US manager Steve Sampson said he was pressured by Fifa and the US football federation into playing down political tensions and now regrets such overt diplomacy. He has also since claimed that he was informed the Iran players had their passports confiscated at half-time and were told that they must win in order to re-enter the country.
“A coach’s job is to use any and every tool available to him to prepare his team,” he told Time magazine. “So many Americans have been hurt so dramatically by the Iranian regime. We could have played for them.”
Others have emphasised a broader view. "We did more in 90 minutes than the politicians did in 20 years,” said USA midfielder Jeff Agoos.
Indeed, the match was perceived so successful that a repeat friendly fixture was arranged 18 months later in California. A multitude of logistical challenges would follow, including a waiver that would exempt the Iran players from having their fingerprints or photographs taken upon arrival in the US.
Iran duly became only the second sporting team – after a wrestling squad – to set foot on US soil following the revolution in 1979. Another huge security operation included a decoy Iran team bus and closed airspace over a game that saw more than 50,000 fans watch the teams play out a 1-1 draw.
"In many respects this match was far more significant because it was a friendly and it needed the cooperation of both sides," says Masoudi, who still works for Fifa. "It could only have happened if the match at France '98 was a success.

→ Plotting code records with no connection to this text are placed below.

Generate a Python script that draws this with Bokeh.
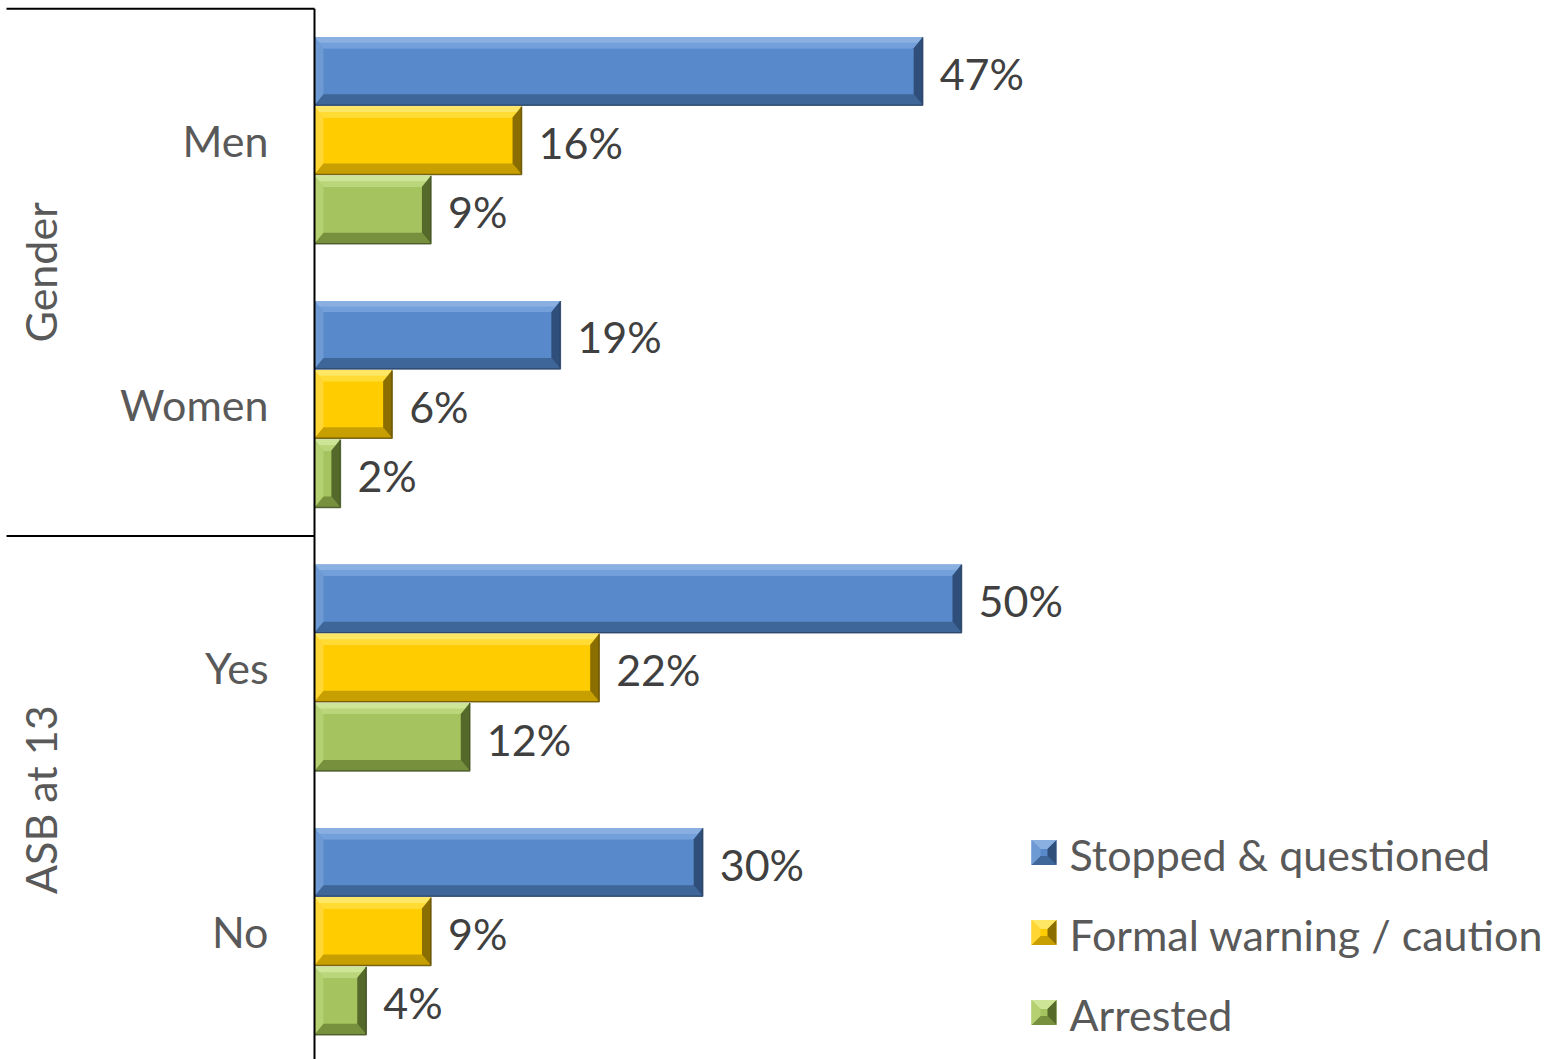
import numpy as np
from bokeh.plotting import figure
from bokeh.models import Range1d, ColumnDataSource
from bokeh.core.properties import value
from bokeh.embed import file_html
from bokeh.resources import INLINE

# ---------------- data ----------------
groups = ["Gender", "ASB at 13"]
categories = ["Men", "Women", "Yes", "No"]
category_group = ["Gender", "Gender", "ASB at 13", "ASB at 13"]
series = ["Stopped & questioned", "Formal warning / caution", "Arrested"]
stopped = [47, 19, 50, 30]
warning = [16, 6, 22, 9]
arrested = [9, 2, 12, 4]
series_values = [stopped, warning, arrested]

# ---------------- styles ----------------
# (main, top highlight, left, bottom shade, right shade, outline, top inner)
palettes = [
    ("#5889CA", "#8AB0E2", "#6E9AD4", "#3F6699", "#2F4F7A", "#263F60", "#73A0DA"),
    ("#FFCC00", "#FFE766", "#FFD633", "#C89F00", "#8A6E00", "#5E4B00", "#FFDB33"),
    ("#A5C35F", "#CDE596", "#B4D070", "#76903E", "#55692A", "#3E4D1E", "#B9D67A"),
]
FONT = "Lato"
FS = "43px"
LABEL_COLOR = "#404040"
AXIS_TEXT_COLOR = "#595959"

W, H = 1566, 1059
PX_PER_X = 12.94        # pixels per percent
PX_PER_Y = 263.67       # pixels per category
AXIS_PX = 314
X0 = -AXIS_PX / PX_PER_X
X1 = X0 + W / PX_PER_X
Y_TOP = 4.031
Y_BOT = Y_TOP - H / PX_PER_Y

def dx_px(px):
    return px / PX_PER_X

def dy_px(px):
    return px / PX_PER_Y

def x_at(px):
    return X0 + px / PX_PER_X

def y_at(px):
    return Y_TOP - px / PX_PER_Y

p = figure(width=W, height=H, output_backend="svg", toolbar_location=None,
           x_range=Range1d(X0, X1), y_range=Range1d(Y_BOT, Y_TOP),
           min_border=0, min_border_left=0, min_border_right=0,
           min_border_top=0, min_border_bottom=0)
p.axis.visible = False
p.grid.visible = False
p.outline_line_color = None
p.background_fill_color = "white"
p.border_fill_color = "white"

n = len(categories)
cat_pos = [n - 0.5 - i for i in range(n)]
step = 0.2625
half_h = 0.129
BEV_X = dx_px(9)
BEV_Y = dy_px(11)

for j, vals in enumerate(series_values):
    main, top_c, left_c, bot_c, right_c, out_c, top_in = palettes[j]
    base = dict(left=[], right=[], top=[], bottom=[])
    strips = {k: dict(xs=[], ys=[]) for k in ("top", "topin", "left", "bottom", "right")}
    for i, v in enumerate(vals):
        yc = cat_pos[i] + (1 - j) * step
        y0, y1 = yc - half_h, yc + half_h
        x0, x1 = 0.0, float(v)
        bx = min(BEV_X, (x1 - x0) / 2.0)
        by = BEV_Y
        base["left"].append(x0); base["right"].append(x1)
        base["top"].append(y1); base["bottom"].append(y0)
        strips["top"]["xs"].append([x0, x1, x1 - bx, x0 + bx])
        strips["top"]["ys"].append([y1, y1, y1 - by, y1 - by])
        strips["topin"]["xs"].append([x0 + bx * 0.5, x1 - bx * 0.5, x1 - bx, x0 + bx])
        strips["topin"]["ys"].append([y1 - by * 0.5, y1 - by * 0.5, y1 - by, y1 - by])
        strips["bottom"]["xs"].append([x0, x1, x1 - bx, x0 + bx])
        strips["bottom"]["ys"].append([y0, y0, y0 + by, y0 + by])
        strips["left"]["xs"].append([x0, x0, x0 + bx, x0 + bx])
        strips["left"]["ys"].append([y0, y1, y1 - by, y0 + by])
        strips["right"]["xs"].append([x1, x1, x1 - bx, x1 - bx])
        strips["right"]["ys"].append([y0, y1, y1 - by, y0 + by])
    p.quad(source=ColumnDataSource(base), fill_color=main, line_color=None)
    p.patches(source=ColumnDataSource(strips["top"]), xs="xs", ys="ys", fill_color=top_c, line_color=None)
    p.patches(source=ColumnDataSource(strips["topin"]), xs="xs", ys="ys", fill_color=top_in, line_color=None)
    p.patches(source=ColumnDataSource(strips["left"]), xs="xs", ys="ys", fill_color=left_c, line_color=None)
    p.patches(source=ColumnDataSource(strips["bottom"]), xs="xs", ys="ys", fill_color=bot_c, line_color=None)
    p.patches(source=ColumnDataSource(strips["right"]), xs="xs", ys="ys", fill_color=right_c, line_color=None)
    # outline on right & bottom edges
    p.multi_line(xs=[[0, v, v] for v in vals],
                 ys=[[cat_pos[i] + (1 - j) * step - half_h,
                      cat_pos[i] + (1 - j) * step - half_h,
                      cat_pos[i] + (1 - j) * step + half_h] for i, v in enumerate(vals)],
                 line_color=out_c, line_width=1.5, line_alpha=0.8)
    # value labels
    p.text(x=[v + dx_px(17) for v in vals],
           y=[cat_pos[i] + (1 - j) * step - dy_px(2) for i in range(n)],
           text=[f"{v}%" for v in vals],
           text_font=value(FONT), text_font_size=FS,
           text_color=LABEL_COLOR, text_align="left", text_baseline="middle")

# category labels
p.text(x=[dx_px(-46)] * n, y=cat_pos, text=categories,
       text_font=value(FONT), text_font_size=FS, text_color=AXIS_TEXT_COLOR,
       text_align="right", text_baseline="middle")

# group labels (rotated) and separators
g_centers = []
g_bounds = []
for g in groups:
    idx = [i for i, cg in enumerate(category_group) if cg == g]
    lo = min(cat_pos[i] for i in idx) - 0.5
    hi = max(cat_pos[i] for i in idx) + 0.5
    g_centers.append((lo + hi) / 2)
    g_bounds.extend([lo, hi])
p.text(x=[x_at(40)] * len(groups), y=g_centers, text=groups, angle=np.pi / 2,
       text_font=value(FONT), text_font_size=FS, text_color=AXIS_TEXT_COLOR,
       text_align="center", text_baseline="middle")
bounds = sorted(set(g_bounds))
p.segment(x0=[x_at(6)] * len(bounds), x1=[0] * len(bounds), y0=bounds, y1=bounds,
          line_color="black", line_width=2)
# vertical axis line
p.segment(x0=[0], x1=[0], y0=[Y_BOT - 1], y1=[max(bounds)], line_color="black", line_width=2)

# legend
leg_x0 = x_at(1031)
leg_x1 = x_at(1056)
row_px = [852, 932, 1012]
for j, name in enumerate(series):
    main, top_c, left_c, bot_c, right_c, out_c, top_in = palettes[j]
    yc = y_at(row_px[j])
    hh = dy_px(12.5)
    ins_x = dx_px(9)
    ins_y = dy_px(9)
    xa, xb = leg_x0, leg_x1
    ya, yb = yc - hh, yc + hh
    p.quad(left=[xa], right=[xb], bottom=[ya], top=[yb], fill_color=main, line_color=None)
    p.patches(xs=[[xa, xb, xb - ins_x, xa + ins_x]], ys=[[yb, yb, yb - ins_y, yb - ins_y]], fill_color=top_c, line_color=None)
    p.patches(xs=[[xa, xb, xb - ins_x, xa + ins_x]], ys=[[ya, ya, ya + ins_y, ya + ins_y]], fill_color=bot_c, line_color=None)
    p.patches(xs=[[xa, xa, xa + ins_x, xa + ins_x]], ys=[[ya, yb, yb - ins_y, ya + ins_y]], fill_color=left_c, line_color=None)
    p.patches(xs=[[xb, xb, xb - ins_x, xb - ins_x]], ys=[[ya, yb, yb - ins_y, ya + ins_y]], fill_color=right_c, line_color=None)
    p.text(x=[x_at(1069)], y=[yc - dy_px(2)], text=[name],
           text_font=value(FONT), text_font_size=FS, text_color=AXIS_TEXT_COLOR,
           text_align="left", text_baseline="middle")

open("out.html", "w").write(file_html(p, INLINE))
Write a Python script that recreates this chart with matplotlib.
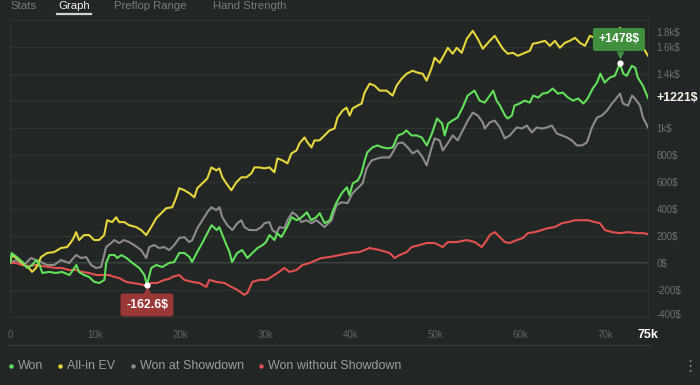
import numpy as np
import matplotlib.pyplot as plt
from matplotlib.lines import Line2D
from matplotlib.transforms import offset_copy, ScaledTranslation

plt.rcParams['font.family'] = ['Liberation Sans', 'DejaVu Sans']

# hands (thousands) and cumulative winnings ($)
won_x = [0, 0.2, 0.8, 1.6, 2.0, 2.6, 3.1, 3.4, 3.8, 4.6, 5.4, 6.1, 7.0, 7.8, 8.1, 8.7, 9.3, 9.9,
         10.5, 11.1, 11.3, 11.7, 12.3, 12.6, 13.1, 13.7, 14.4, 15.2, 15.8, 16.1, 16.6, 17.2, 17.9,
         18.7, 19.3, 19.9, 20.5, 21.1, 21.4, 22.0, 22.6, 23.2, 23.7, 24.3, 24.6, 25.2, 25.8, 26.1,
         26.7, 27.3, 27.9, 28.5, 29.1, 29.7, 30.1, 30.5, 31.1, 31.4, 31.9, 32.5, 33.1, 33.7, 34.3,
         34.9, 35.4, 36.0, 36.4, 37.0, 37.6, 37.9, 38.4, 39.0, 39.6, 39.9, 40.3, 40.9, 41.3, 41.7,
         42.0, 42.6, 43.2, 43.8, 44.4, 45.0, 45.6, 46.2, 46.6, 47.2, 47.8, 48.4, 49.0, 49.6, 50.2,
         50.8, 51.1, 51.5, 52.0, 52.6, 53.2, 53.8, 54.6, 55.2, 55.8, 56.4, 56.8, 57.2, 57.6, 58.2,
         58.5, 59.0, 59.3, 59.9, 60.5, 61.1, 61.5, 62.1, 62.6, 63.2, 63.8, 64.4, 65.0, 65.6, 66.2,
         66.8, 67.4, 67.9, 68.5, 69.0, 69.4, 69.9, 70.5, 71.1, 71.7, 72.1, 72.5, 73.1, 73.5, 73.8,
         74.4, 75.0]
won_y = [0, 74, 44, 0, -37, -15, 22, 0, -74, -66, -74, -66, -89, -15, -66, -89, -103, -140,
         -148, -125, 0, 59, 59, 37, 59, 37, 0, -37, -89, -162.6, -37, -15, -30,
         0, 7, 74, 74, 44, 7, 81, 148, 221, 280, 244, 266, 170, 81, 7,
         74, 96, 37, 74, 111, 133, 155, 207, 170, 221, 192, 258, 339, 317, 339,
         376, 317, 339, 369, 295, 317, 376, 450, 517, 561, 502, 590, 613, 664, 760,
         819, 856, 871, 856, 849, 856, 945, 959, 982, 945, 945, 930, 871, 959, 1070,
         1033, 945, 1033, 1055, 1077, 1151, 1240, 1277, 1203, 1188, 1240, 1277, 1203, 1166, 1092,
         1070, 1092, 1166, 1181, 1203, 1188, 1240, 1225, 1255, 1262, 1292, 1255, 1262, 1225, 1203,
         1218, 1181, 1218, 1292, 1336, 1402, 1336, 1373, 1387, 1478, 1402, 1387, 1461, 1446, 1373,
         1314, 1221]

ev_x = [0, 0.24, 1.06, 1.65, 2.24, 2.59, 3.06, 3.65, 4.36, 5.18, 6.0, 6.71, 7.18, 7.54, 7.77,
        8.12, 8.71, 9.3, 9.89, 10.48, 11.07, 11.42, 12.01, 12.48, 12.83, 13.42, 14.01, 14.84,
        15.42, 16.01, 16.6, 17.19, 17.9, 18.37, 19.07, 19.55, 19.9, 20.49, 21.08, 21.67, 22.02,
        22.61, 23.2, 23.67, 24.26, 24.61, 24.96, 25.43, 26.02, 26.61, 27.2, 27.79, 28.38, 28.73,
        29.32, 29.91, 30.5, 31.08, 31.44, 32.03, 32.62, 33.09, 33.68, 34.03, 34.62, 34.97, 35.44,
        35.79, 36.38, 36.97, 37.56, 38.15, 38.5, 39.09, 39.56, 39.92, 40.27, 40.86, 41.33, 41.68,
        42.27, 42.86, 43.45, 44.27, 44.98, 45.45, 46.04, 46.63, 47.33, 47.92, 48.51, 48.98, 49.57,
        49.92, 50.51, 51.1, 51.46, 52.04, 52.51, 53.1, 53.69, 54.4, 54.99, 55.58, 56.4, 56.99,
        57.34, 57.93, 58.52, 59.11, 59.7, 60.52, 61.11, 61.46, 62.05, 62.88, 63.47, 64.05, 64.64,
        65.23, 65.82, 66.41, 67.0, 67.59, 68.17, 69.0, 69.94, 70.76, 71.71, 72.3, 73.47, 74.3, 75]
ev_y = [0, 59, 22, -15, -37, -66, -37, 44, 74, 81, 111, 118, 155, 192, 229,
        170, 207, 207, 170, 170, 207, 317, 303, 339, 303, 303, 280, 266,
        244, 207, 266, 332, 376, 406, 413, 487, 554, 539, 517, 487, 554,
        590, 627, 708, 686, 701, 635, 590, 539, 598, 635, 635, 664, 708,
        708, 701, 708, 672, 775, 760, 738, 812, 834, 886, 930, 893, 856,
        908, 908, 945, 982, 996, 1077, 1129, 1151, 1092, 1144, 1166, 1181, 1262,
        1328, 1314, 1277, 1277, 1240, 1314, 1365, 1402, 1424, 1410, 1402, 1351, 1446,
        1520, 1483, 1550, 1594, 1550, 1594, 1557, 1660, 1720, 1660, 1587, 1646, 1683,
        1646, 1587, 1550, 1557, 1535, 1557, 1572, 1624, 1631, 1646, 1609, 1646, 1594,
        1631, 1646, 1668, 1631, 1609, 1683, 1660, 1660, 1675, 1742, 1646, 1631, 1609, 1535]

sd_x = [0, 0.71, 1.65, 2.47, 3.06, 3.65, 4.36, 5.18, 6.0, 6.95, 7.77, 8.36, 8.95, 9.54, 10.13,
        10.71, 11.3, 11.89, 12.25, 12.83, 13.42, 14.01, 14.6, 15.42, 16.01, 16.37, 16.96, 17.54,
        18.13, 18.72, 19.31, 19.9, 20.49, 21.08, 21.43, 22.02, 22.61, 23.2, 23.67, 24.26, 24.61,
        24.96, 25.55, 26.14, 26.73, 27.2, 27.55, 28.14, 28.97, 29.55, 29.91, 30.5, 30.85, 31.32,
        31.67, 32.26, 32.62, 33.2, 33.68, 34.26, 34.85, 35.44, 36.03, 36.97, 37.8, 38.38, 38.97,
        39.68, 40.27, 40.86, 41.45, 41.92, 42.51, 43.21, 43.8, 44.63, 44.98, 45.57, 46.16, 46.75,
        47.33, 47.92, 48.51, 48.98, 49.57, 49.92, 50.51, 50.87, 51.46, 52.04, 52.63, 53.22, 53.81,
        54.4, 54.99, 55.58, 55.81, 56.4, 56.99, 57.58, 58.17, 58.75, 59.58, 60.17, 60.76, 61.35,
        61.93, 62.52, 63.11, 63.7, 64.29, 64.88, 65.47, 66.05, 66.64, 67.23, 67.82, 68.41, 69.0,
        69.59, 70.18, 70.76, 71.35, 71.71, 72.06, 72.65, 73.12, 73.47, 74.06, 74.41, 75]
sd_y = [0, 22, -15, 37, 22, 7, -15, -15, 22, 0, 59, 37, 44, -15, -37,
        -30, 118, 148, 170, 148, 170, 155, 133, 96, 37, 118, 133, 111,
        118, 96, 133, 185, 192, 155, 170, 258, 317, 376, 413, 391, 413,
        339, 280, 244, 295, 317, 266, 244, 244, 266, 295, 303, 244, 221,
        266, 258, 317, 376, 354, 303, 317, 295, 317, 266, 317, 428, 450,
        443, 517, 554, 590, 701, 760, 775, 782, 782, 819, 886, 893, 856,
        812, 834, 782, 723, 856, 923, 908, 834, 886, 945, 908, 982, 1055,
        1114, 1092, 1041, 996, 1041, 1055, 1004, 923, 945, 1004, 996, 1018, 967,
        1004, 996, 1004, 1018, 959, 945, 930, 908, 871, 871, 893, 1004, 1077,
        1092, 1129, 1181, 1225, 1255, 1181, 1166, 1240, 1218, 1166, 1077, 1004]

nsd_x = [0, 0.71, 1.41, 2.24, 3.06, 3.77, 4.59, 5.42, 6.12, 6.95, 7.77, 8.48, 9.3, 10.13, 10.83,
         11.66, 12.25, 12.83, 13.66, 14.36, 15.19, 16.01, 16.6, 17.31, 18.13, 18.72, 19.07, 19.9,
         20.49, 21.43, 22.25, 23.08, 23.43, 24.26, 25.2, 26.02, 26.73, 27.55, 27.91, 28.49, 29.32,
         30.14, 30.73, 31.44, 32.26, 32.85, 33.68, 34.38, 35.21, 36.03, 36.62, 37.56, 38.74, 39.92,
         41.09, 42.27, 43.45, 44.63, 45.21, 45.8, 46.63, 47.22, 48.16, 48.98, 49.92, 50.87, 51.46,
         52.51, 53.69, 54.64, 55.46, 56.05, 56.4, 56.99, 57.58, 58.17, 58.75, 59.58, 60.29, 60.87,
         61.7, 62.52, 63.23, 64.05, 64.88, 65.58, 66.41, 67.23, 67.94, 68.76, 69.35, 69.94, 70.76,
         71.71, 72.65, 73.71, 74.41, 75]
nsd_y = [0, 0, -15, -22, -15, -22, -30, -37, -37, -52, -52, -66, -74, -89, -89,
         -89, -103, -111, -140, -148, -155, -170, -148, -148, -125, -118, -103, -89,
         -125, -140, -148, -177, -125, -140, -148, -177, -199, -236, -221, -140, -125,
         -125, -103, -74, -37, -66, -52, -15, 0, 22, 37, 44, 59, 74,
         81, 111, 96, 74, 37, 59, 81, 118, 133, 148, 148, 118, 155,
         155, 170, 155, 118, 170, 207, 229, 192, 155, 148, 170, 185, 221,
         229, 244, 258, 266, 295, 303, 317, 317, 317, 303, 295, 244, 229,
         221, 229, 221, 221, 214]

series_names = ['Won', 'All-in EV', 'Won at Showdown', 'Won without Showdown']
series_colors = ['#62e05a', '#e6d53c', '#8c8c8c', '#e2514f']

y_ticks = [-400, -200, 0, 200, 400, 600, 800, 1000, 1200, 1400, 1600, 1800]
y_tick_labels = ['-400$', '-200$', '0$', '200$', '400$', '600$', '800$', '1k$', '',
                 '1.4k$', '1.6k$', '1.8k$']
x_ticks = [0, 10, 20, 30, 40, 50, 60, 70, 75]
x_tick_labels = ['0', '10k', '20k', '30k', '40k', '50k', '60k', '70k', '75k']
tabs = ['Stats', 'Graph', 'Preflop Range', 'Hand Strength']
active_tab = 'Graph'

W, H = 700, 385
BG = '#222725'

fig = plt.figure(figsize=(7, 3.85), dpi=100, facecolor=BG)
ax = fig.add_axes([10 / W, 1 - 317 / H, 638 / W, 297 / H])
ax.set_facecolor(BG)
ax.set_xlim(0, 75)
ax.set_ylim(-400, 1800)

ax.set_yticks(y_ticks)
ax.set_yticklabels(y_tick_labels)
ax.yaxis.tick_right()
ax.tick_params(axis='y', length=0, pad=6, labelsize=7, labelcolor='#6e7370')
ax.set_xticks(x_ticks)
ax.set_xticklabels(x_tick_labels)
ax.tick_params(axis='x', length=0, pad=9, labelsize=7, labelcolor='#5f6461')
ax.grid(axis='y', color='#2e3431', lw=1)
ax.axhline(0, color='#474d4a', lw=1.3, zorder=1)
for s in ax.spines.values():
    s.set_color('#2d3330')
    s.set_linewidth(0.8)

# edge labels sit inside the plot area
for lab in ax.get_yticklabels():
    if lab.get_text() == '1.8k$':
        lab.set_transform(lab.get_transform() + ScaledTranslation(0, -0.12, fig.dpi_scale_trans))
    if lab.get_text() == '-400$':
        lab.set_transform(lab.get_transform() + ScaledTranslation(0, 0.03, fig.dpi_scale_trans))
last = ax.get_xticklabels()[-1]
last.set_color('white')
last.set_fontweight('bold')
last.set_fontsize(9)

# lines
ax.plot(sd_x, sd_y, color=series_colors[2], lw=1.5, zorder=3)
ax.plot(nsd_x, nsd_y, color=series_colors[3], lw=1.5, zorder=3)
ax.plot(ev_x, ev_y, color=series_colors[1], lw=1.5, zorder=3)
ax.plot(won_x, won_y, color=series_colors[0], lw=1.5, zorder=4)

# max / min callouts on Won
i_max = int(np.argmax(won_y))
i_min = int(np.argmin(won_y))
ax.annotate(f'+{won_y[i_max]:.0f}$', xy=(won_x[i_max], won_y[i_max]), xytext=(-1, 24),
            textcoords='offset pixels', ha='center', va='center', fontsize=8.8,
            fontweight='bold', color='white', zorder=8,
            bbox=dict(boxstyle='round,pad=0.45,rounding_size=0.2', fc='#3f8f3f', ec='none'))
ax.plot(won_x[i_max], won_y[i_max], marker='v', ms=6, color='#3f8f3f', mec='none', zorder=8,
        transform=offset_copy(ax.transData, fig=fig, x=0, y=8, units='dots'))
ax.plot(won_x[i_max], won_y[i_max], 'o', ms=4.5, color='white', mec='none', zorder=9)

ax.annotate(f'{won_y[i_min]:.1f}$', xy=(won_x[i_min], won_y[i_min]), xytext=(0, -20),
            textcoords='offset pixels', ha='center', va='center', fontsize=8.8,
            fontweight='bold', color='white', zorder=8,
            bbox=dict(boxstyle='round,pad=0.45,rounding_size=0.2', fc='#9a3737', ec='none'))
ax.plot(won_x[i_min], won_y[i_min], marker='^', ms=6, color='#9a3737', mec='none', zorder=8,
        transform=offset_copy(ax.transData, fig=fig, x=0, y=-5, units='dots'))
ax.plot(won_x[i_min], won_y[i_min], 'o', ms=4.5, color='white', mec='none', zorder=9)

# final value label
ax.annotate(f'+{won_y[-1]:.0f}$', xy=(won_x[-1], won_y[-1]), xytext=(8, 0),
            textcoords='offset pixels', ha='left', va='center', fontsize=8.9,
            fontweight='bold', color='#f2f2ea', annotation_clip=False)

# separator under x labels
fig.add_artist(Line2D([8 / W, 650 / W], [1 - 345 / H, 1 - 345 / H], color='#323836', lw=1))

# tabs at the top
renderer = fig.canvas.get_renderer()
tab_x = [10, 58, 114, 213]
for name, tx in zip(tabs, tab_x):
    col = '#eeeeee' if name == active_tab else '#777b79'
    t = fig.text(tx / W, 1 - 1 / H, name, fontsize=8.2, color=col, va='top', ha='left')
    if name == active_tab:
        bb = t.get_window_extent(renderer)
        fig.add_artist(Line2D([bb.x0 / W - 1 / W, bb.x1 / W + 1 / W], [1 - 14 / H, 1 - 14 / H],
                              color='#d2d4d3', lw=1.6))

# legend row
lx = 11
ly = 1 - 366 / H
for name, col in zip(series_names, series_colors):
    fig.add_artist(Line2D([lx / W], [ly], marker='o', ms=3.2, color=col, mec='none'))
    t = fig.text((lx + 7) / W, ly, name, fontsize=9, color='#9a9d9b', va='center', ha='left')
    bb = t.get_window_extent(renderer)
    lx = bb.x1 + 17
fig.text(690 / W, ly, '\u22ee', fontsize=11, color='#8a8d8b', va='center', ha='center',
         family=['DejaVu Sans'])

fig.savefig('out.png', dpi=100, facecolor=BG)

It  was a moment in history that brought people together.
"What happened on the pitch during those two hours was a lesson to the world at large that despite our differences, despite the fact that we may come from different backgrounds, we can live peacefully together. Both sides happily exchanged jerseys and they became good friends. To be part of the team that put together that match peacefully was, no doubt, the greatest moment of my personal and sporting life.”